Electricity prices fell by a record 17.9% thanks to government rebates, while automotive fuel was 7.6% cheaper. “Excluding the rebates, electricity prices would have risen 0.1% in August and 0.9% in July,” said Michelle Marquardt, ABS’s head of prices statistics.

Renters, though, didn’t get much relief, with the annual increase at 6.8%, slightly lower than previous months.

Food and non-alcoholic beverages were 3.4% higher than in August 2023, easing from the 3.8% annual increase registered in July. It was the lowest reading since February 2022.

While the inflation slide will be welcomed by households, it is unlikely to sway the Reserve Bank governor, Michele Bullock. She wants to see the more comprehensive September quarter numbers, due out on 30 October, but is doubtful the drop will be enough yet to prompt an interest rate cut.

“The board needs to be confident that inflation is moving sustainably towards the [2-3%] target before any decisions are made about a reduction in interest rates,” Bullock said on Tuesday. “Progress in getting underlying inflation down has slowed and is likely to have remained slow in the September quarter.”

Still, Bullock’s admission that the RBA board did not “explicitly” consider lifting its cash rate at this week’s meeting shifted market expectations. Investors bet there is about a one-in-four chance of a rate cut in November and a two-in-three chance by December, prior to today’s inflation release.

The inflation figures were much as the market anticipated, with the Australian dollar hovering near 18-month highs at just below 69 US cents. Stocks were little changed on the day.

David Bassanese, Betashare’s chief economist, noted underlying inflation was less than the 3.5% forecast by the RBA for the December quarter.

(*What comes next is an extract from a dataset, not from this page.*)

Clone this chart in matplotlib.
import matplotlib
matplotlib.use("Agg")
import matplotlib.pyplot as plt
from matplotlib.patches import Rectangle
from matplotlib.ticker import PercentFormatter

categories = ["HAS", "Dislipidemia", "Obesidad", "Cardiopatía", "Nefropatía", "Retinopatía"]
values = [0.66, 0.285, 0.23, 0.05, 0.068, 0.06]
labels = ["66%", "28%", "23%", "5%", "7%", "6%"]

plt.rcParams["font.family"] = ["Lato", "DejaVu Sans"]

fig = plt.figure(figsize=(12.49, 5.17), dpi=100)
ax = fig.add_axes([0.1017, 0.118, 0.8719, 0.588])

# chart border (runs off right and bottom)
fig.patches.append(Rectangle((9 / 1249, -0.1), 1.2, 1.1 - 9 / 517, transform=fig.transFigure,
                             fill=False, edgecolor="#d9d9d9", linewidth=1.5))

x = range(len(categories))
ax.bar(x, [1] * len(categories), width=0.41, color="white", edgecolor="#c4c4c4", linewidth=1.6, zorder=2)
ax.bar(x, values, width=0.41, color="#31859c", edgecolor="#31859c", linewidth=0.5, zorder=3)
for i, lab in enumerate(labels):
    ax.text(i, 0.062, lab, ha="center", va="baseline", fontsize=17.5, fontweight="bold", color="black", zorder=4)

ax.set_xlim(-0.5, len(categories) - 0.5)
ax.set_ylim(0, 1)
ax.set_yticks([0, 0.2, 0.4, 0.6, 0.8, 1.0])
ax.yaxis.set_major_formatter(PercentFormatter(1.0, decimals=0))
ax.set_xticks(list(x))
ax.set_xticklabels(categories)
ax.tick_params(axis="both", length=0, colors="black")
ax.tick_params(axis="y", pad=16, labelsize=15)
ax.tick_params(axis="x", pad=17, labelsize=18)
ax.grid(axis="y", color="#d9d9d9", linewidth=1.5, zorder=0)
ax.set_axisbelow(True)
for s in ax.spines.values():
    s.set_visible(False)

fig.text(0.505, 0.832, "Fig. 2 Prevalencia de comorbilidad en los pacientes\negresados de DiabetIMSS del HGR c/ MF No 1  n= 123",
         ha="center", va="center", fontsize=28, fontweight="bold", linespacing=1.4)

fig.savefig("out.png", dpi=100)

“If annual trimmed mean inflation does not once again lurch higher, but continues its recent trajectory lower, there is a growing chance it could reach the mid-point of the RBA’s 2-3% target band by year-end, which would be significantly better than current RBA forecasts,” Bassanese said.

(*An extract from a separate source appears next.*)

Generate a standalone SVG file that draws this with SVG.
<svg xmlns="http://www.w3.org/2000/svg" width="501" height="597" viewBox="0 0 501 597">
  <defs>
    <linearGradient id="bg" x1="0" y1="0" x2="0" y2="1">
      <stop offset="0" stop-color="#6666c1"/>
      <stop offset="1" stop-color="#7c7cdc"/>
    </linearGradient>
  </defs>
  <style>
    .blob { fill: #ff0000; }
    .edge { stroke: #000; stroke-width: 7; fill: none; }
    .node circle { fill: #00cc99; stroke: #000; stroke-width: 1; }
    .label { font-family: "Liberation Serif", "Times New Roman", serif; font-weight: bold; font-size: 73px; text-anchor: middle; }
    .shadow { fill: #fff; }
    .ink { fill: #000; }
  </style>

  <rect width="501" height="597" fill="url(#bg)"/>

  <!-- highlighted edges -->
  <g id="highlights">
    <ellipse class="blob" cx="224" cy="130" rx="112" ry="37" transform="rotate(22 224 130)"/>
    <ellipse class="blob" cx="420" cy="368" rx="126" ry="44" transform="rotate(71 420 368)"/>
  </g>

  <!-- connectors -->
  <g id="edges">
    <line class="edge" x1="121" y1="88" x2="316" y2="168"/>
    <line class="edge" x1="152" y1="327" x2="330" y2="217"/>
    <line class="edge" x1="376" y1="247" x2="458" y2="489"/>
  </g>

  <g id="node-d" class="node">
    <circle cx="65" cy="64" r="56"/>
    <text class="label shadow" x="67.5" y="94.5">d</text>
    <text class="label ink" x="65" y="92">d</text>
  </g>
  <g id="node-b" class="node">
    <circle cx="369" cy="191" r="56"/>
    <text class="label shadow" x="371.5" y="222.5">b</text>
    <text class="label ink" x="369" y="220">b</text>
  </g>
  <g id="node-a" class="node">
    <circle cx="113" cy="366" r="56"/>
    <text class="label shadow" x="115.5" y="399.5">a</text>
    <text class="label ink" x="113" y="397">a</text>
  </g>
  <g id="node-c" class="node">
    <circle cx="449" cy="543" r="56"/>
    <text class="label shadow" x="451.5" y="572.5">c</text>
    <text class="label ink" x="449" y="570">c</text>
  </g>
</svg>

“If so, there would be a good chance the RBA could cut interest rates before Christmas.”

Among other key items, the cost of building new homes or major renovations rose 5.1% from a year earlier. This gauge has remained at about 5% for the past year, “with builders passing on higher costs for labour and materials”, the ABS said.

The treasurer, Jim Chalmers, said the August inflation numbers were “very welcome, very encouraging and very heartening numbers”.

“Whether it is rent, energy rebates, our cost-of-living policies are an important part of the story but not the whole story here,” Chalmers said, noting rental increases would have been at an annual pace of 8.6% without the commonwealth’s rent assistance.

“We are seeing right across a number of measures of inflation including underlying inflation that it has come off considerably in the new numbers that we see today,” he said.

The shadow treasurer, Angus Taylor, said however that on average prices had “risen by now 10% since Labor came to power”, with those for “working families” up by more than 18%.

“Our core inflation is higher than every other advanced country, peer country, in the world other than the UK and that is not one I would be wanting to compare myself with just now,” Taylor said.